Replacing an employee is usually more expensive than offering a few incentives to make them stay. But these incentives have to be tailored to the needs of workers; otherwise, they'll just add up to the already too many costs.
Why employees job-hop
In order to solve a problem, one needs to understand what causes it. The problem is that people job-hop now more than companies were used to a few years ago. And there are many reasons why this happens.
First, there's the economy. Long gone are the days when one income could support a family and the household. Nowadays families need two sources of income, and some can barely make it month over month. So if one employer pays more for the same type of job, the temptation is real for an employee to job hop.
Then, there's this idea of making an impact — mostly spread among millennials, the largest generation of the workforce. Young people want to make an impact at their workplace. They want to see how they positively influence their team and their organization, and they have little patience to see these results. This can be a good thing, or a bad thing; but it happens nonetheless. And managers have to deal with it.
Last but not least, people have this innate need of trying out new things. In other words, we're curious. Spending too much time doing the same thing is not appealing to anyone, no matter their age. And on top of that, newly grads are still figuring out what to do with their lives. With the right training, employees know they can change not only jobs, but industries as well.
Keeping these ideas in mind, what can companies do to fight low employee retention rates?
Well, they could get gamified. Bare with me on this idea.
Game over! Start new game!
The use of gamification in business training is a tried and true strategy of getting high engagement rates from the part of employees. When implemented right in a training program, gamification improves the attitude towards learning and keeps employees hooked on training activities.
A little competition hasn't hurt any team, and being able to gather points for new mastered knowledge, collect badges to showcase new acquired skills, or unlock extra modules to gain extra competences makes employees more motivated to pay attention to each learning module and finish a training course.
But what matters even more is the fact that they can make mistakes and try again. Employees can test even the wildest ideas in a gamified learning environment. Whenever they lose, they'll remember what they did wrong; whenever they win, they'll remember what they did right. Failure just doesn't come with a high price like in real life.

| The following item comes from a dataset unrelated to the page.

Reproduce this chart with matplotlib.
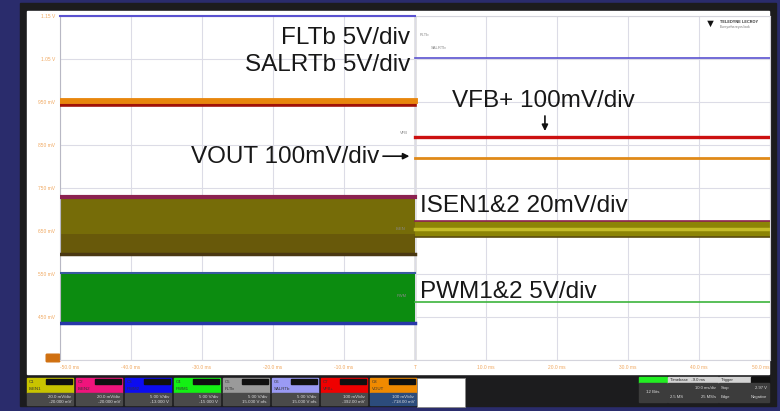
import numpy as np
import matplotlib.pyplot as plt
from matplotlib.patches import Rectangle, FancyBboxPatch

plt.rcParams['font.family'] = ['Liberation Sans', 'DejaVu Sans']

# ---- scope data (time in ms, amplitude in divisions) ----
t_pre = [-50, 0]
t_post = [0, 50]

fltb_pre, fltb_post = 4.0, 3.02
vout_pre, vout_post = 2.02, 0.70
vfb_pre, vfb_post = 1.93, 1.19
isen_top_pre, isen_bot_pre = -0.19, -1.56
isen_top_post, isen_bot_post = -0.76, -1.14
pwm_top_pre, pwm_bot_pre = -1.95, -3.19
pwm_post = -2.65

x_ticks = np.arange(-50, 51, 10)
x_labels = ['-50.0 ms', '-40.0 ms', '-30.0 ms', '-20.0 ms', '-10.0 ms', 'T',
            '10.0 ms', '20.0 ms', '30.0 ms', '40.0 ms', '50.0 ms']
y_ticks = np.arange(-4, 5, 1)
y_labels = ['', '450 mV', '550 mV', '650 mV', '750 mV', '850 mV', '950 mV',
            '1.05 V', '1.15 V']

ch_ids = ['C1', 'C2', 'C3', 'C4', 'C5', 'C6', 'C7', 'C8']
ch_names = ['ISEN1', 'ISEN2', 'PWM2', 'PWM1', 'FLTb', 'SALRTb', 'VFB+', 'VOUT']
ch_colors = ['#c8c400', '#f0147c', '#0c0cf0', '#14f014', '#9a9a9a', '#9a9af4',
             '#f00000', '#f08a00']
ch_scale = ['20.0 mV/div', '20.0 mV/div', '5.00 V/div', '5.00 V/div',
            '5.00 V/div', '5.00 V/div', '100 mV/div', '100 mV/div']
ch_offset = ['-20.000 mV', '-20.000 mV', '-13.000 V', '-15.000 V',
             '15.000 V ofs', '15.000 V ofs', '-392.00 mV', '-718.00 mV']

W, H = 780, 411
fig = plt.figure(figsize=(7.8, 4.11), dpi=100)
fig.patch.set_facecolor('#2a2c6c')

# screen frame, pixel coordinates
bg = fig.add_axes([0, 0, 1, 1])
bg.set_xlim(0, W)
bg.set_ylim(H, 0)
bg.axis('off')
bg.add_patch(Rectangle((20, 3), 756, 403, color='#1c1c1e'))
bg.add_patch(Rectangle((27, 11), 742, 363, color='white'))

# channel boxes
for i in range(8):
    x0 = 27 + 49 * i
    bg.add_patch(Rectangle((x0, 378), 46, 15, color=ch_colors[i]))
    bg.add_patch(Rectangle((x0 + 19, 379), 26, 5, color='#101010'))
    low = '#2c4c7c' if i == 7 else '#4a4a4a'
    bg.add_patch(Rectangle((x0, 393), 46, 12, color=low))
    bg.text(x0 + 2, 381.5, ch_ids[i], fontsize=3.2, color='#333', va='center')
    bg.text(x0 + 2, 389, ch_names[i], fontsize=3.2, color='#333', va='center')
    bg.text(x0 + 44, 396.5, ch_scale[i], fontsize=3.2, color='#ddd',
            va='center', ha='right')
    bg.text(x0 + 44, 402, ch_offset[i], fontsize=3.2, color='#ddd',
            va='center', ha='right')
bg.add_patch(Rectangle((417, 378), 48, 29, facecolor='white',
                       edgecolor='#888', lw=0.6))

# acquisition / timebase / trigger boxes
bg.add_patch(Rectangle((639, 377), 28, 6, color='#22ee22'))
bg.add_patch(Rectangle((639, 383), 28, 19, color='#3c3c3c'))
bg.text(653, 392, '12 Bits', fontsize=3.2, color='#ddd', ha='center', va='center')
bg.add_patch(Rectangle((668, 377), 50, 6, color='#d4d4d4'))
bg.add_patch(Rectangle((668, 383), 50, 19, color='#3c3c3c'))
bg.text(670, 380, 'Timebase   -9.0 ms', fontsize=3, color='#222', va='center')
bg.text(716, 388, '10.0 ms/div', fontsize=3, color='#ddd', va='center', ha='right')
bg.text(670, 397, '2.5 MS', fontsize=3, color='#ddd', va='center')
bg.text(716, 397, '25 MS/s', fontsize=3, color='#ddd', va='center', ha='right')
bg.add_patch(Rectangle((719, 377), 32, 6, color='#d4d4d4'))
bg.add_patch(Rectangle((751, 377), 18, 6, color='#111'))
bg.add_patch(Rectangle((719, 383), 50, 19, color='#3c3c3c'))
bg.text(721, 380, 'Trigger', fontsize=3, color='#222', va='center')
bg.text(721, 388, 'Stop', fontsize=3, color='#ddd', va='center')
bg.text(767, 388, '2.97 V', fontsize=3, color='#ddd', va='center', ha='right')
bg.text(721, 397, 'Edge', fontsize=3, color='#ddd', va='center')
bg.text(767, 397, 'Negative', fontsize=3, color='#ddd', va='center', ha='right')

# ground marker and logo
bg.add_patch(FancyBboxPatch((47, 355), 12, 6, boxstyle='round,pad=0.8',
                            color='#d07010'))
bg.text(710, 24, '\u25BC', fontsize=8, color='#111', ha='center', va='center')
bg.text(720, 22, 'TELEDYNE LECROY', fontsize=2.8, color='#333',
        weight='bold', va='center')
bg.text(720, 27, 'Everywhereyoulook', fontsize=2.5, color='#777', va='center')

# ---- scope graticule ----
ax = fig.add_axes([60 / W, 1 - 360 / H, 710 / W, 344 / H])
ax.set_facecolor('none')
ax.set_xlim(-50, 50)
ax.set_ylim(-4, 4)
ax.set_xticks(x_ticks)
ax.set_xticklabels(x_labels)
ax.set_yticks(y_ticks)
ax.set_yticklabels(y_labels)
ax.grid(color='#dcdce6', lw=0.8)
ax.tick_params(length=0, labelsize=3.5, colors='#f0a860', pad=3.5)
xl = ax.get_xticklabels()
xl[0].set_ha('left')
xl[-1].set_ha('right')
for s in ax.spines.values():
    s.set_color('#d4d4dc')
    s.set_linewidth(0.8)
ax.spines['left'].set_color('#b8b8c4')
ax.axvline(0, color='#7a7a7a', lw=1.0, zorder=1)

# ISEN band
ax.fill_between(t_pre, isen_bot_pre, isen_top_pre, color='#766c08', lw=0, zorder=2)
ax.fill_between(t_pre, isen_bot_pre, (isen_top_pre + isen_bot_pre) / 2 - 0.2,
                color='#68590a', lw=0, zorder=2)
ax.plot(t_pre, [isen_top_pre - 0.03] * 2, color='#8c2250', lw=3, zorder=3)
ax.plot(t_pre, [isen_bot_pre + 0.03] * 2, color='#4a3812', lw=2.5, zorder=3)
ax.fill_between(t_post, isen_bot_post, isen_top_post, color='#8c8406', lw=0, zorder=2)
ax.plot(t_post, [(isen_top_post + isen_bot_post) / 2] * 2, color='#c4bc28',
        lw=2.5, zorder=3)
ax.plot(t_post, [isen_top_post] * 2, color='#8c2250', lw=1.2, zorder=3)
ax.plot(t_post, [isen_bot_post] * 2, color='#5a4c10', lw=1.2, zorder=3)

# PWM band
ax.fill_between(t_pre, pwm_bot_pre, pwm_top_pre, color='#0c8c10', lw=0, zorder=2)
ax.plot(t_pre, [pwm_top_pre - 0.02] * 2, color='#3a5aa0', lw=1.5, zorder=3)
ax.plot(t_pre, [pwm_bot_pre + 0.04] * 2, color='#2838a8', lw=2.5, zorder=3)
ax.plot(t_post, [pwm_post] * 2, color='#3cb43c', lw=1.2, zorder=3)

# VOUT / VFB
ax.plot(t_pre, [vfb_pre] * 2, color='#a01208', lw=2.6, zorder=4)
ax.plot(t_pre, [vout_pre] * 2, color='#e8860c', lw=4.2, zorder=4)
ax.plot(t_post, [vfb_post] * 2, color='#cc1010', lw=2.4, zorder=4)
ax.plot(t_post, [vout_post] * 2, color='#e08a18', lw=2.0, zorder=4)

# FLTb / SALRTb
ax.plot(t_pre, [fltb_pre] * 2, color='#5a52d0', lw=1.5, zorder=5, clip_on=False)
ax.plot(t_post, [fltb_post] * 2, color='#5a52d0', lw=1.2, zorder=5)

# small trace tags near the trigger line
tags = [('FLTb', 1.3, 3.55), ('SALRTb', 3.3, 3.25), ('VFB', -1.6, 1.27),
        ('ISEN', -2.0, -0.95), ('PWM', -1.8, -2.5)]
for txt, tx, ty in tags:
    ax.text(tx, ty, txt, fontsize=3, color='#888', ha='center', va='center',
            zorder=6)

# annotations
big = dict(fontsize=17.5, color='#181818', zorder=7)
ax.text(-0.7, 3.5, 'FLTb 5V/div', ha='right', va='center', **big)
ax.text(-0.7, 2.86, 'SALRTb 5V/div', ha='right', va='center', **big)
ax.text(5.2, 2.02, 'VFB+ 100mV/div', ha='left', va='center', **big)
ax.annotate('', xy=(18.3, 1.26), xytext=(18.3, 1.74),
            arrowprops=dict(arrowstyle='-|>', color='#111', lw=1.2,
                            mutation_scale=9), zorder=7)
ax.text(-5.1, 0.72, 'VOUT 100mV/div', ha='right', va='center', **big)
ax.annotate('', xy=(-0.4, 0.74), xytext=(-4.9, 0.74),
            arrowprops=dict(arrowstyle='-|>', color='#111', lw=1.2,
                            mutation_scale=9), zorder=7)
ax.text(0.7, -0.42, 'ISEN1&2 20mV/div', ha='left', va='center', **big)
ax.text(0.7, -2.42, 'PWM1&2 5V/div', ha='left', va='center', **big)

fig.savefig('out.png', dpi=100, facecolor=fig.get_facecolor())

If including gaming principles and game-based mechanisms in online training yields great results in terms of engagement and learning retention rates, could entire companies get gamified in the hope of lowering employee turnover rates?
The gamification of work
What if employees could try out new things once in a while, without the risk of losing their current jobs?
What if a salesperson could try the "game" of Marketing, and spend some time there, focusing on social media? What if a finance person could try the "game" of Operations and spend some time in that department? What if a web developer could try the "game" of Sales and work to convince customers to buy the product he's coding?
You get the point. The gamification of work would mean to allow employees to try out different jobs in different departments, within the same company. After a set period of time, they could go back to the position they held previously, or move to the new one. It's like implementing a rotation program, but better — by adding gamification to it.
The salesperson might like what she learns about social media marketing, might contribute with great ideas to improve processes, and might want to jump over in the marketing department for good.
The finance person might better understand why Operations works as they do, what less-than-obvious factors influence the price of the company's products or services, might share a few opinions on what could be done better, and might use the new knowledge to adapt and better collaborate with the Operation department once they go back to Finance.
The web developer might realize his persuasion skills need some polishing and that he's better at writing code than at convincing people to buy it. Next time, he could try writing a few posts on the company blog for a change.
In each of these examples the company gets new additions to a department or another, and/or employees with improved productivity when they go back to their original positions.
At the same time, employees develop their skill sets and appreciate their company more for allowing them to try out a new career without jeopardizing their current jobs. Not only that, but whether or not they make the transition to a new department, they are determined to continue to work hard — and for a longer period of time — for the same employer.
Could this work for every company?
As noble as this idea of the gamification of work could be, we must remember that one size does not fit all.
Some companies have better chances of implementing it successfully, while others will probably fail flat. Small business organizations, where employees are Jacks of all trades in their departments, already make them try out new things; but the fun and satisfaction of curiosity are not there. Companies that operate in high-risk environments might better not allow a receptionist to test leaking gas pipes. Plus, seniority is not something to be acquired in a few days, nor in a few months; even the most enthusiastic marketing person can't create a logo the same way as an experienced graphic designer.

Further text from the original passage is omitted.